Dalam aksi unjuk rasa tersebut, salah seorang tokoh pemuda Papua yaitu Erwin Abisay mengatakan, agar peserta aksi menghentikan aksinya dan tidak perlu menuntut merdeka. Pihaknya mengajak agar seluruh mahasiswa Papua yang studi agar menyelesaikan studinya dengan baik karena Papua belum merdeka dari bidang pendidikan. Jelas pernyataan Abisay ini adalah pernyataan yang benar, karena generasi Papua yang paham sejarah Papua jelas tidak akan mau menuntut kemerdekaan Papua. Rumorsnya aksi unjuk rasa di Ambon ini dibiayai oleh salah seorang pengacara yang merupakan simpatisan RMS dan konon sudah dideteksi oleh aparat intelijen dan aparat keamanan di Maluku, kemungkinan tinggal menunggu langkah hukum terhadapnya seperti misalnya mencabut ijin operasional kepengacaraannya.

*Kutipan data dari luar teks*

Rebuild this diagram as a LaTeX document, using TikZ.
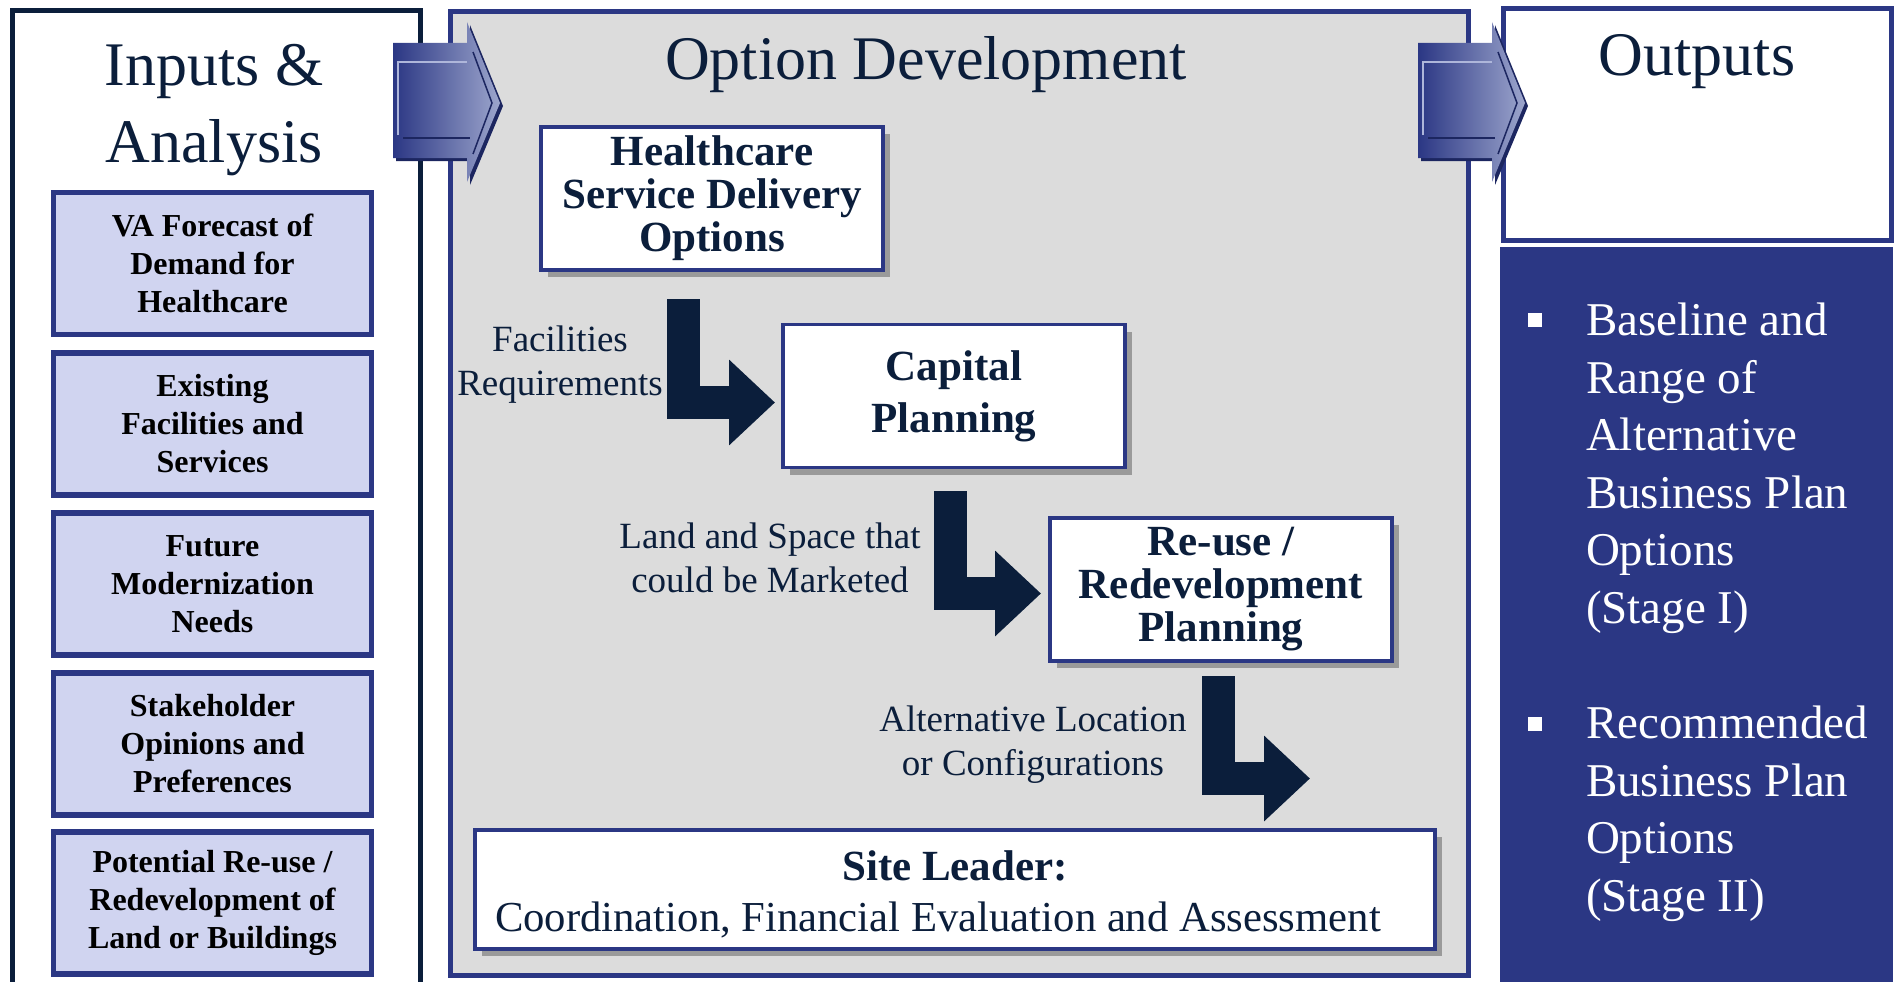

Sementara itu, di Jalan Pierre Tendean, Kota Manado, Sulawesi Utara, terdapat tulisan “Freedom Papua” yang konon kabarnya sudah ditulis sejak dua minggu yang lalu oleh OTK, namun kurang mendapatkan perhatian dari aparat pemerintah setempat.
Sedangkan, hal lain terkait peringatan HUT OPM ini yaitu terjadi peristiwa penangkapan 4 orang jemaat Misa di Gereja Katolik Gembala Baik Abepura yang kedapatan membawa bendera bintang Kejora, dimana masalah ini langsung direspons Veronica Koman melalui twitternya yang aktif mempostingnya.
Jika kelompok pendukung OPM hanya segelintir orang yang melakukan unjuk rasa, sedangkan sayap politiknya seperti Veronica Koman yang “unjuk gigi di media sosial”, maka sebaliknya masyarakat Papua terutama generasi mudanya yang tidak lagi mempercayai propaganda ULMWP, OPM, AMP, KNPB, Benny Wenda termasuk Veronica Koman di beberapa daerah melakukan aksi damai memperkuat integrasi Papua dalam NKRI melalui berbagai acara seperti lomba futsal di Surabaya, Jawa Timur, melakukan ibadah dan doa di beberapa daerah seperti Kota Manado, pelaksanaan “Iustitia Run 6.0 K” di Salatiga, Jawa Tengah yang diikuti ratusan mahasiswa termasuk mahasiswa asal Papua, serta aksi damai di Sleman Yogyakarta yang bertema “Jogja Jaga NKRI” diselenggarakan Aliansi Jogja Sehati (AJS), Persatuan Emak-emak Cinta Indonesia (PECI), dan Gerakan Harmoni Indonesia, dimana peserta aksi membawa spanduk bertuliskan antara lain “Bersatu membangun Indonesia”, “Tidak ada ruang untuk perpecahan Papua adalah Indonesia”, “Tolak perpecahan bangsa Papua adalah Indonesia”, “Jogja cinta Papua Torang sama sama Indonesia” dan “Berbeda namun saudara, dalam keindonesiaan”.
Dari berbagai fenomena diatas, maka masyarakat Indonesia semakin yakin bahwa mereka masih memiliki saudara-saudara di Papua sebagai sebuah bangsa yang kokoh. Perkembangan tersebut menunjukkan banyak masyarakat Indonesia kurang setuju dengan ide “referendum is solution for Papua’s case” yang diteriakkan Benny Wenda, Veronica Koman dan Aliansi Mahasiswa Papua (AMP), karena masyarakat dan pemuda Papua sendiri masih cinta Indonesia, karena apa “Indonesia adalah Papua dan Papua adalah Indonesia”. Goodbye foreign stooge and other crooks likes political fugitive such as Benny Wenda. Hopefully.
)* Penulis adalah pemerhati masalah Papua.